__Your goal__.
Include the line containing "1.36, 0.22, 0.22];" and all lines before it, repeated exactly from the listing below, without pictures.

* * * * *

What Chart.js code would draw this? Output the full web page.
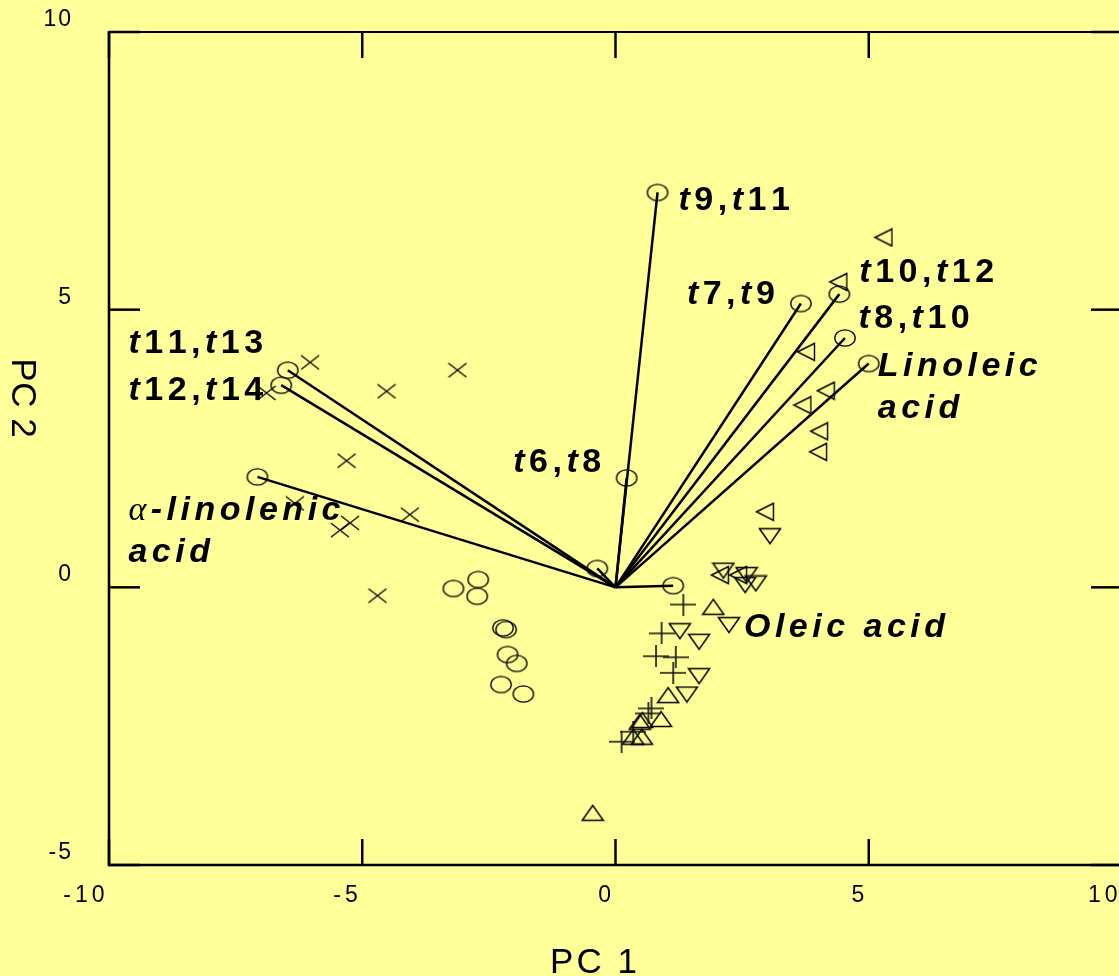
<!DOCTYPE html>
<html>
<head>
<meta charset="utf-8">
<script src="https://cdn.jsdelivr.net/npm/chart.js@4.4.1/dist/chart.umd.min.js"></script>
<style>
  html, body { margin: 0; padding: 0; background: #ffff99; overflow: hidden; width: 1119px; height: 976px; }
  #wrap { position: relative; width: 1140px; height: 976px; }
</style>
</head>
<body>
<div id="wrap"><canvas id="biplot"></canvas></div>
<script>
// PCA biplot of fatty acid profiles: loadings as vectors from the origin, scores as marker groups.

const xTicks = [-10, -5, 0, 5, 10];
const yTicks = [-5, 0, 5, 10];
const xTitle = 'PC 1';
const yTitle = 'PC 2';

// Loading vectors (end points)
const vectorNames = ['t9,t11', 't7,t9', 't10,t12', 't8,t10', 'Linoleic\nacid', 't11,t13', 't12,t14', 'α-linolenic\nacid', 't6,t8', 'Oleic acid', ''];
const vectorX = [0.83, 3.66, 4.42, 4.53, 5.00, -6.47, -6.60, -7.07, 0.22, 1.14, -0.36];
const vectorY = [7.11, 5.11, 5.28, 4.49, 4.03, 3.91, 3.64, 1.99, 1.97, 0.03, 0.34];

// Score groups
const circleX = [-3.20, -2.71, -2.73, -2.22, -2.16, -2.13, -1.95, -2.26, -1.82];
const circleY = [-0.02, 0.14, -0.16, -0.73, -0.76, -1.21, -1.37, -1.75, -1.92];

const crossX = [-6.03, -3.12, -4.52, -6.89, -5.31, -4.06, -6.33, -5.24, -5.44, -4.70];
const crossY = [4.05, 3.91, 3.53, 3.50, 2.28, 1.31, 1.51, 1.16, 1.03, -0.15];

const plusX = [1.34, 0.91, 0.80, 1.19, 1.14, 0.71, 0.65, 0.35, 0.12];
const plusY = [-0.31, -0.83, -1.24, -1.26, -1.54, -2.18, -2.27, -2.60, -2.78];

const upX = [1.93, 1.04, 0.90, 0.53, 0.48, 0.52, 0.35, -0.45];
const upY = [-0.35, -1.94, -2.37, -2.39, -2.42, -2.69, -2.69, -4.06];

const downX = [3.05, 2.13, 2.59, 2.56, 2.77, 2.24, 1.27, 1.65, 1.65, 1.41];
const downY = [0.92, 0.30, 0.22, 0.04, 0.07, -0.68, -0.79, -0.98, -1.60, -1.93];

const leftX = [5.29, 4.40, 3.76, 4.15, 3.69, 4.02, 4.00, 2.95, 2.06, 2.42];
const leftY = [6.30, 5.50, 4.24, 3.54, 3.28, 2.81, 2.44, 1.36, 0.22, 0.22];

// ---- marker glyphs ----
function glyph(w, h, draw, lw, color) {
  const c = document.createElement('canvas');
  c.width = w; c.height = h;
  const g = c.getContext('2d');
  g.strokeStyle = color || '#000';
  g.lineWidth = lw;
  g.beginPath();
  draw(g, w, h);
  g.stroke();
  return c;
}
const ellipseGlyph = glyph(24, 20, (g) => g.ellipse(12, 10, 10.2, 8.2, 0, 0, Math.PI * 2), 1.3);
const upGlyph = glyph(24, 18, (g) => { g.moveTo(1.5, 16.5); g.lineTo(12, 1.5); g.lineTo(22.5, 16.5); g.closePath(); }, 1.5);
const downGlyph = glyph(24, 18, (g) => { g.moveTo(1.5, 1.5); g.lineTo(12, 16.5); g.lineTo(22.5, 1.5); g.closePath(); }, 1.5);
const leftGlyph = glyph(20, 20, (g) => { g.moveTo(1.5, 10); g.lineTo(18.5, 1.5); g.lineTo(18.5, 18.5); g.closePath(); }, 1.4);
const crossGlyph = glyph(20, 16, (g) => { g.moveTo(1, 1); g.lineTo(19, 15); g.moveTo(19, 1); g.lineTo(1, 15); }, 1.3);
const plusGlyph = glyph(26, 22, (g) => { g.moveTo(0, 11); g.lineTo(26, 11); g.moveTo(13, 0); g.lineTo(13, 22); }, 1.6, '#111');

const pts = (xs, ys) => xs.map((x, i) => ({ x, y: ys[i] }));

function scoreSet(xs, ys, style) {
  return {
    type: 'scatter',
    data: pts(xs, ys),
    pointStyle: style,
    pointRadius: 5,
    pointHoverRadius: 5,
    showLine: false
  };
}

const vectorSets = vectorX.map((vx, i) => ({
  type: 'line',
  data: [{ x: 0, y: 0 }, { x: vx, y: vectorY[i] }],
  borderColor: '#000',
  borderWidth: 2.5,
  fill: false,
  tension: 0,
  pointStyle: ellipseGlyph,
  pointRadius: [0, 5],
  pointHoverRadius: [0, 5]
}));

// Label placement relative to each vector end (px): [dx, dy of first baseline]
const labelPlacement = [[21, 18], [-114, 0.5], [20, -12], [13.5, -10], [9, 12], [-159.4, -16.7], [-152.7, 15], [-129, 43.3], [-113.4, -6], [70.7, 51.3], null];
const LABEL_SIZE = 34;
const LABEL_SPACING = 4.5;
const LABEL_LINE_GAP = 42;
const SANS = "'Liberation Sans', Arial, sans-serif";

function labelParts(line, isIsomer) {
  const parts = [];
  for (const ch of line) {
    let font;
    if (ch === 'α') font = `italic ${LABEL_SIZE}px 'Liberation Serif', 'DejaVu Serif', serif`;
    else if (isIsomer) font = (ch === 't' ? 'italic ' : '') + `bold ${LABEL_SIZE}px ${SANS}`;
    else font = `italic bold ${LABEL_SIZE}px ${SANS}`;
    parts.push({ ch, font });
  }
  return parts;
}

function spacedWidth(ctx, parts, spacing) {
  let w = 0;
  parts.forEach((p, i) => { ctx.font = p.font; w += ctx.measureText(p.ch).width + (i < parts.length - 1 ? spacing : 0); });
  return w;
}

function drawSpaced(ctx, parts, x, y, spacing) {
  let cx = x;
  for (const p of parts) {
    ctx.font = p.font;
    ctx.fillText(p.ch, cx, y);
    cx += ctx.measureText(p.ch).width + spacing;
  }
}

const plainParts = (s, font) => [...s].map(ch => ({ ch, font }));

const biplotDecor = {
  id: 'biplotDecor',
  afterDatasetsDraw(chart) {
    const { ctx, chartArea: a, scales: { x, y } } = chart;
    ctx.save();
    ctx.strokeStyle = '#000';
    ctx.lineCap = 'butt';
    // frame
    ctx.lineWidth = 2.6;
    ctx.beginPath(); ctx.moveTo(a.left, a.top - 1); ctx.lineTo(a.left, a.bottom + 1.3); ctx.stroke();
    ctx.lineWidth = 2;
    ctx.beginPath(); ctx.moveTo(a.left, a.top); ctx.lineTo(a.right, a.top); ctx.stroke();
    ctx.lineWidth = 2.6;
    ctx.beginPath(); ctx.moveTo(a.left, a.bottom); ctx.lineTo(a.right, a.bottom); ctx.stroke();
    ctx.beginPath(); ctx.moveTo(a.right, a.top); ctx.lineTo(a.right, a.bottom); ctx.stroke();
    // inward tick marks on all four sides
    ctx.lineWidth = 2.5;
    xTicks.forEach(v => {
      const px = x.getPixelForValue(v);
      ctx.beginPath(); ctx.moveTo(px, a.top); ctx.lineTo(px, a.top + 26); ctx.stroke();
      ctx.beginPath(); ctx.moveTo(px, a.bottom); ctx.lineTo(px, a.bottom - 26); ctx.stroke();
    });
    yTicks.forEach(v => {
      const py = y.getPixelForValue(v);
      ctx.beginPath(); ctx.moveTo(a.left, py); ctx.lineTo(a.left + 31, py); ctx.stroke();
      ctx.beginPath(); ctx.moveTo(a.right, py); ctx.lineTo(a.right - 31, py); ctx.stroke();
    });
    ctx.restore();
  },
  afterDraw(chart) {
    const { ctx, chartArea: a, scales: { x, y } } = chart;
    ctx.save();
    ctx.fillStyle = '#000';
    ctx.textAlign = 'left';
    ctx.textBaseline = 'alphabetic';

    // tick labels
    const tickFont = `23px ${SANS}`;
    xTicks.forEach(v => {
      const parts = plainParts(String(v), tickFont);
      const w = spacedWidth(ctx, parts, 4);
      drawSpaced(ctx, parts, x.getPixelForValue(v) - 4.5 - w, a.bottom + 37, 4);
    });
    yTicks.forEach(v => {
      const parts = plainParts(String(v), tickFont);
      const w = spacedWidth(ctx, parts, 2);
      drawSpaced(ctx, parts, 71 - w, y.getPixelForValue(v) - 6, 2);
    });

    // axis titles
    const titleFont = `35px ${SANS}`;
    const t1 = plainParts(xTitle, titleFont);
    const w1 = spacedWidth(ctx, t1, 3);
    drawSpaced(ctx, t1, 593.5 - w1 / 2, 973, 3);
    const t2 = plainParts(yTitle, titleFont);
    const w2 = spacedWidth(ctx, t2, 0.5);
    ctx.save();
    ctx.translate(12, 398 - w2 / 2);
    ctx.rotate(Math.PI / 2);
    drawSpaced(ctx, t2, 0, 0, 0.5);
    ctx.restore();

    // vector labels
    vectorNames.forEach((name, i) => {
      const place = labelPlacement[i];
      if (!name || !place) return;
      const ex = x.getPixelForValue(vectorX[i]);
      const ey = y.getPixelForValue(vectorY[i]);
      const isomer = /^t\d/.test(name);
      name.split('\n').forEach((line, k) => {
        drawSpaced(ctx, labelParts(line, isomer), ex + place[0], ey + place[1] + k * LABEL_LINE_GAP, LABEL_SPACING);
      });
    });
    ctx.restore();
  }
};

new Chart(document.getElementById('biplot'), {
  type: 'scatter',
  data: {
    datasets: [
      ...vectorSets,
      scoreSet(circleX, circleY, ellipseGlyph),
      scoreSet(crossX, crossY, crossGlyph),
      scoreSet(plusX, plusY, plusGlyph),
      scoreSet(upX, upY, upGlyph),
      scoreSet(downX, downY, downGlyph),
      scoreSet(leftX, leftY, leftGlyph)
    ]
  },
  options: {
    responsive: true,
    maintainAspectRatio: false,
    animation: false,
    events: [],
    layout: { padding: { top: 32, right: 18, left: 0, bottom: 0 } },
    plugins: { legend: { display: false }, tooltip: { enabled: false } },
    scales: {
      x: {
        type: 'linear', min: -10, max: 10,
        ticks: { display: false, stepSize: 5 },
        grid: { display: false }, border: { display: false },
        afterFit(s) { s.height = 111; }
      },
      y: {
        type: 'linear', min: -5, max: 10,
        ticks: { display: false, stepSize: 5 },
        grid: { display: false }, border: { display: false },
        afterFit(s) { s.width = 109; }
      }
    }
  },
  plugins: [biplotDecor]
});
</script>
</body>
</html>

* * * * *

__Complete answer__.
What Chart.js code would draw this? Output the full web page.
<!DOCTYPE html>
<html>
<head>
<meta charset="utf-8">
<script src="https://cdn.jsdelivr.net/npm/chart.js@4.4.1/dist/chart.umd.min.js"></script>
<style>
  html, body { margin: 0; padding: 0; background: #ffff99; overflow: hidden; width: 1119px; height: 976px; }
  #wrap { position: relative; width: 1140px; height: 976px; }
</style>
</head>
<body>
<div id="wrap"><canvas id="biplot"></canvas></div>
<script>
// PCA biplot of fatty acid profiles: loadings as vectors from the origin, scores as marker groups.

const xTicks = [-10, -5, 0, 5, 10];
const yTicks = [-5, 0, 5, 10];
const xTitle = 'PC 1';
const yTitle = 'PC 2';

// Loading vectors (end points)
const vectorNames = ['t9,t11', 't7,t9', 't10,t12', 't8,t10', 'Linoleic\nacid', 't11,t13', 't12,t14', 'α-linolenic\nacid', 't6,t8', 'Oleic acid', ''];
const vectorX = [0.83, 3.66, 4.42, 4.53, 5.00, -6.47, -6.60, -7.07, 0.22, 1.14, -0.36];
const vectorY = [7.11, 5.11, 5.28, 4.49, 4.03, 3.91, 3.64, 1.99, 1.97, 0.03, 0.34];

// Score groups
const circleX = [-3.20, -2.71, -2.73, -2.22, -2.16, -2.13, -1.95, -2.26, -1.82];
const circleY = [-0.02, 0.14, -0.16, -0.73, -0.76, -1.21, -1.37, -1.75, -1.92];

const crossX = [-6.03, -3.12, -4.52, -6.89, -5.31, -4.06, -6.33, -5.24, -5.44, -4.70];
const crossY = [4.05, 3.91, 3.53, 3.50, 2.28, 1.31, 1.51, 1.16, 1.03, -0.15];

const plusX = [1.34, 0.91, 0.80, 1.19, 1.14, 0.71, 0.65, 0.35, 0.12];
const plusY = [-0.31, -0.83, -1.24, -1.26, -1.54, -2.18, -2.27, -2.60, -2.78];

const upX = [1.93, 1.04, 0.90, 0.53, 0.48, 0.52, 0.35, -0.45];
const upY = [-0.35, -1.94, -2.37, -2.39, -2.42, -2.69, -2.69, -4.06];

const downX = [3.05, 2.13, 2.59, 2.56, 2.77, 2.24, 1.27, 1.65, 1.65, 1.41];
const downY = [0.92, 0.30, 0.22, 0.04, 0.07, -0.68, -0.79, -0.98, -1.60, -1.93];

const leftX = [5.29, 4.40, 3.76, 4.15, 3.69, 4.02, 4.00, 2.95, 2.06, 2.42];
const leftY = [6.30, 5.50, 4.24, 3.54, 3.28, 2.81, 2.44, 1.36, 0.22, 0.22];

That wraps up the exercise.